* Given request
Which lines run from the first one up to and including the one with "y_ticks = [0.0, 0.25, 0.5, 0.75, 1.0]"? Print exactly those.

· · ·

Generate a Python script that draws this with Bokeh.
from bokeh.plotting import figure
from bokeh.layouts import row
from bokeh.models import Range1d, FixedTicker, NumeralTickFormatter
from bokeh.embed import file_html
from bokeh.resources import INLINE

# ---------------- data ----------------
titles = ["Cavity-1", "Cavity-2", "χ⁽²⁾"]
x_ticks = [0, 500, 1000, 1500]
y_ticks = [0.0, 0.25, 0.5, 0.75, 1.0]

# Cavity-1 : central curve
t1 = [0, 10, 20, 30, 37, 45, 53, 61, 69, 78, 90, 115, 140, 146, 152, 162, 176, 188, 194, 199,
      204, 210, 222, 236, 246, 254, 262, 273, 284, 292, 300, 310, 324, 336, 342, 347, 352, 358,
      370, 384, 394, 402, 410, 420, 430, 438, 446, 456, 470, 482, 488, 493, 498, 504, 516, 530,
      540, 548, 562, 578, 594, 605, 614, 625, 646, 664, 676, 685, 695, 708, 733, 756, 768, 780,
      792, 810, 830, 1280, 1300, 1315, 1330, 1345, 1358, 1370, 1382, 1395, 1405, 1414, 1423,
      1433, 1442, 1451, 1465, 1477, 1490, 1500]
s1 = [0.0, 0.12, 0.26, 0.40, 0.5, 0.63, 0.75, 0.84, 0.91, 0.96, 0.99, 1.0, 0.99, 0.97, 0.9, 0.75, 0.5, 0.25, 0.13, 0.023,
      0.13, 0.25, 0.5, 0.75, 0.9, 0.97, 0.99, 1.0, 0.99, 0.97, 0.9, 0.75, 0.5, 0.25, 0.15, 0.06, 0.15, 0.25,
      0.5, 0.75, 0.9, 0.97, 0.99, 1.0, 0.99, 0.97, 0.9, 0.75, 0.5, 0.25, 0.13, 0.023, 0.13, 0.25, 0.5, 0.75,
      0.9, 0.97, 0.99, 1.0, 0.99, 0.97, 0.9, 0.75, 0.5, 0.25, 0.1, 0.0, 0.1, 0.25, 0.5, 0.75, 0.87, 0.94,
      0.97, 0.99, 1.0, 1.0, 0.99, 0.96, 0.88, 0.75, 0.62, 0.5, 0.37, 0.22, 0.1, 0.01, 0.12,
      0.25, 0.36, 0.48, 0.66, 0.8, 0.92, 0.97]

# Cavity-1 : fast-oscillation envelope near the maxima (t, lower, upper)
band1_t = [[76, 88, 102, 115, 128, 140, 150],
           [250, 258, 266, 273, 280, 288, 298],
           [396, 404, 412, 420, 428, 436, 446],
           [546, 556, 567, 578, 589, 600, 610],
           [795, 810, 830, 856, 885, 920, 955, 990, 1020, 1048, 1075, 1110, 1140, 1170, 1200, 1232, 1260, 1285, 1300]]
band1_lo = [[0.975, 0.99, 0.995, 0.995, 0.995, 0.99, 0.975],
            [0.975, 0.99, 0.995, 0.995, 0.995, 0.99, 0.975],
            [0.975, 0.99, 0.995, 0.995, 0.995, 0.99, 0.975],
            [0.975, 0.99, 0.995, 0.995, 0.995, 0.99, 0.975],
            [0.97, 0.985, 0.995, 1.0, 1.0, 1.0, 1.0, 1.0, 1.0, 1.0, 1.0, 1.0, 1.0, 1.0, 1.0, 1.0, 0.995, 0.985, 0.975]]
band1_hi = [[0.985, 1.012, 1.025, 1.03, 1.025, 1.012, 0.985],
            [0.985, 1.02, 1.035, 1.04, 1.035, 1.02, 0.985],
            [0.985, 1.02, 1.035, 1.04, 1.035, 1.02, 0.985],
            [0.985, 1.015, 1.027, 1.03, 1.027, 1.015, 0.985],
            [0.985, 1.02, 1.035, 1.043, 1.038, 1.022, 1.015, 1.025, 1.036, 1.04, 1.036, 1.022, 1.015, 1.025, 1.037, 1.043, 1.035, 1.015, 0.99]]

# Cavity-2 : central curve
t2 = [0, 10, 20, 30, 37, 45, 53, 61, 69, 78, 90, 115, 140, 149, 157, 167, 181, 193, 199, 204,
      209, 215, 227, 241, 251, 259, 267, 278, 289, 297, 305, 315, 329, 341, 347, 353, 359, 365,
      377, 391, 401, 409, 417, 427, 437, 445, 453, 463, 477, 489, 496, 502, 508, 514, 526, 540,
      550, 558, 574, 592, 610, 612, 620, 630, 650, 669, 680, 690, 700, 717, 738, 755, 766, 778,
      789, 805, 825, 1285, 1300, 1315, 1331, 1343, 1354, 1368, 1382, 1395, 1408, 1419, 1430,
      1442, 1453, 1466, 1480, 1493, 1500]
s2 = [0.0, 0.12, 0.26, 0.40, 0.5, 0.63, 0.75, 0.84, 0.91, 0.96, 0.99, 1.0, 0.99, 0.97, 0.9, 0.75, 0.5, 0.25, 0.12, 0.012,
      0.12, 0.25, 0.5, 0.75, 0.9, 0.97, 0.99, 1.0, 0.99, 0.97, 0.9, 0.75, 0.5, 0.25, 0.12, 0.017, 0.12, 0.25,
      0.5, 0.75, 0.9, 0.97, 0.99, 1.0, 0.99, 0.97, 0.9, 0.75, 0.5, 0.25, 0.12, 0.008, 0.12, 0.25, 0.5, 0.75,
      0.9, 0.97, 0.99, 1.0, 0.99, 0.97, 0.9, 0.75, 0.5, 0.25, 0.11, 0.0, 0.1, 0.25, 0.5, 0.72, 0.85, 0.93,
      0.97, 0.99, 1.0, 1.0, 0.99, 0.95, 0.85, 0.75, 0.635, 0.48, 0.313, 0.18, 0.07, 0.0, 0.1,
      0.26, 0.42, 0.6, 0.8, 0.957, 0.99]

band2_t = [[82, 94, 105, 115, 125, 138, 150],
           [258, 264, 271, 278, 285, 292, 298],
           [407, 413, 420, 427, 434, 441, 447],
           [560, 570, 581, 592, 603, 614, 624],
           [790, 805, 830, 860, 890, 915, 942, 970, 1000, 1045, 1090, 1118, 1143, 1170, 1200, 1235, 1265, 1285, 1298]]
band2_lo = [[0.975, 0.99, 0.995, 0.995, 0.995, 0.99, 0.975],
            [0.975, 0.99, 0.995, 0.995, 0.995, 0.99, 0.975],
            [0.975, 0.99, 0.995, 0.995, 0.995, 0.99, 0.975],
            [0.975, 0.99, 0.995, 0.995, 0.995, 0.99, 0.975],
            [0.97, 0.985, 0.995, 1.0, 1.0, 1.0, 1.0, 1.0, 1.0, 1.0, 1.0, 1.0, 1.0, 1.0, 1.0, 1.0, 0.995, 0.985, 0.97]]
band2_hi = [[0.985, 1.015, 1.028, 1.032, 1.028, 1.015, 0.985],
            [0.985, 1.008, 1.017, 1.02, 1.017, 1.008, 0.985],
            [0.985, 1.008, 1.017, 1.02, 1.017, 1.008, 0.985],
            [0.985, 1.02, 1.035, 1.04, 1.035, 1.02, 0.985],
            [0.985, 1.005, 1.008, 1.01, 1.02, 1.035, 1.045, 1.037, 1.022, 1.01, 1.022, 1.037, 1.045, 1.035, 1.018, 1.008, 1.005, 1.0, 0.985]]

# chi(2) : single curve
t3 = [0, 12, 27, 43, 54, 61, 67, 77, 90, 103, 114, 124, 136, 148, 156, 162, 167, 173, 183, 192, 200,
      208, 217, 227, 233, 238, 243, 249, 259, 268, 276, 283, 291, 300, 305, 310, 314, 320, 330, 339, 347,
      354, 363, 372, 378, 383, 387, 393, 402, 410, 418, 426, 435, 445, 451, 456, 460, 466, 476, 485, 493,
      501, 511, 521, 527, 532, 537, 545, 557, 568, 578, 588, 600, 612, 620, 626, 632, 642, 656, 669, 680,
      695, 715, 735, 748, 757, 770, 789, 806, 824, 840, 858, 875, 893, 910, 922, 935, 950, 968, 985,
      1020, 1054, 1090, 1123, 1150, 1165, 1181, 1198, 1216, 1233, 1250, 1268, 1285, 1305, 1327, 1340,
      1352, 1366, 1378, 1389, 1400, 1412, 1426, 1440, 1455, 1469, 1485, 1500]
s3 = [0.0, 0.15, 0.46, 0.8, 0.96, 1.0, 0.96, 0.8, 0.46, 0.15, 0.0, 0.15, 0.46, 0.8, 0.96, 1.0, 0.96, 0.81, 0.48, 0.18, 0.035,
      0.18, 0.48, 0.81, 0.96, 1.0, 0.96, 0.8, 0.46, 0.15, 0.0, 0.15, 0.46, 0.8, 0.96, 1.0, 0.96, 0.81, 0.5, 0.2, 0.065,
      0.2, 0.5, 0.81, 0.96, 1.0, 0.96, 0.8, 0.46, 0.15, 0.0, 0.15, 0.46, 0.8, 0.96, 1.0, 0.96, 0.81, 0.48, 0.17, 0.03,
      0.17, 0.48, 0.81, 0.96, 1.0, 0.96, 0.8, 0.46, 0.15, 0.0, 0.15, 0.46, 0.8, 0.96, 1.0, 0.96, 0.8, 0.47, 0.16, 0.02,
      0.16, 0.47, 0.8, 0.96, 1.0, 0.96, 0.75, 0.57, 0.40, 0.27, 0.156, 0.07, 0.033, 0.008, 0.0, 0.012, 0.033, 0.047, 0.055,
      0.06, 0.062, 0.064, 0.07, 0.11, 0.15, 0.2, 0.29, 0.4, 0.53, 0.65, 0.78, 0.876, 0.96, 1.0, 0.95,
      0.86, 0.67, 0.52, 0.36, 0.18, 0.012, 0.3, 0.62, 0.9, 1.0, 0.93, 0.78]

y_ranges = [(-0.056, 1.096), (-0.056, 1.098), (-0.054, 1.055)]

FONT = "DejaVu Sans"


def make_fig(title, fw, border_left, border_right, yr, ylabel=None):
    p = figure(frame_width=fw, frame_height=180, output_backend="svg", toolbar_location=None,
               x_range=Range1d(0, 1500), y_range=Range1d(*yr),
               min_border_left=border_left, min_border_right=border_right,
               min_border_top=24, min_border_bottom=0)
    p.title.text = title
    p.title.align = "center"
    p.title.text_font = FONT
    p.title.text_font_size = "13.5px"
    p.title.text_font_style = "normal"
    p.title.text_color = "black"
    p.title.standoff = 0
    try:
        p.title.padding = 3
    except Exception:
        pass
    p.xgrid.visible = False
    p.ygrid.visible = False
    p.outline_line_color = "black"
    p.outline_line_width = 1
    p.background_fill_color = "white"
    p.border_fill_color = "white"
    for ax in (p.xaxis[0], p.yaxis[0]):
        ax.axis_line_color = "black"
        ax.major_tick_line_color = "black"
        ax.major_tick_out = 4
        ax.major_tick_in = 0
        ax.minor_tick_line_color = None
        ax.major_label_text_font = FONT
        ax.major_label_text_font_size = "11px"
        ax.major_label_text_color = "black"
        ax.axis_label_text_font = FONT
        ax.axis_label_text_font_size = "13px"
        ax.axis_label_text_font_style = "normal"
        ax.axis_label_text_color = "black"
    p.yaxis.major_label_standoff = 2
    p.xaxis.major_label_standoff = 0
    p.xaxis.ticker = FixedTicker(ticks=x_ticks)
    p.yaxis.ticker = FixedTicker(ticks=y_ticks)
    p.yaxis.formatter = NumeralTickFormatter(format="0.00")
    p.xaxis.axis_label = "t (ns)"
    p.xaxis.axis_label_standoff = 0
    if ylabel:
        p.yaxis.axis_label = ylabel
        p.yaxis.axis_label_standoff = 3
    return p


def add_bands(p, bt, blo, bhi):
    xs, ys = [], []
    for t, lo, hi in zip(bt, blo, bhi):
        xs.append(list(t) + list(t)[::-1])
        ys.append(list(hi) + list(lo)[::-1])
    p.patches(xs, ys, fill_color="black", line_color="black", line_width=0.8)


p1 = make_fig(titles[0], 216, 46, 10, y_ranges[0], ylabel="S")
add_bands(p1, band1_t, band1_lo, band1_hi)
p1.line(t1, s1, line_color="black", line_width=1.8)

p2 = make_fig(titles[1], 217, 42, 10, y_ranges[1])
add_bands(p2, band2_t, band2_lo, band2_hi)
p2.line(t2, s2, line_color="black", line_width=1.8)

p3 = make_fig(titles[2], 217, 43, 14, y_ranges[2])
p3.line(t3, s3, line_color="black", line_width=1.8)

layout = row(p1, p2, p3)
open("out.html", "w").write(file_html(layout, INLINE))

· · ·

* Correct result
Generate a Python script that draws this with Bokeh.
from bokeh.plotting import figure
from bokeh.layouts import row
from bokeh.models import Range1d, FixedTicker, NumeralTickFormatter
from bokeh.embed import file_html
from bokeh.resources import INLINE

# ---------------- data ----------------
titles = ["Cavity-1", "Cavity-2", "χ⁽²⁾"]
x_ticks = [0, 500, 1000, 1500]
y_ticks = [0.0, 0.25, 0.5, 0.75, 1.0]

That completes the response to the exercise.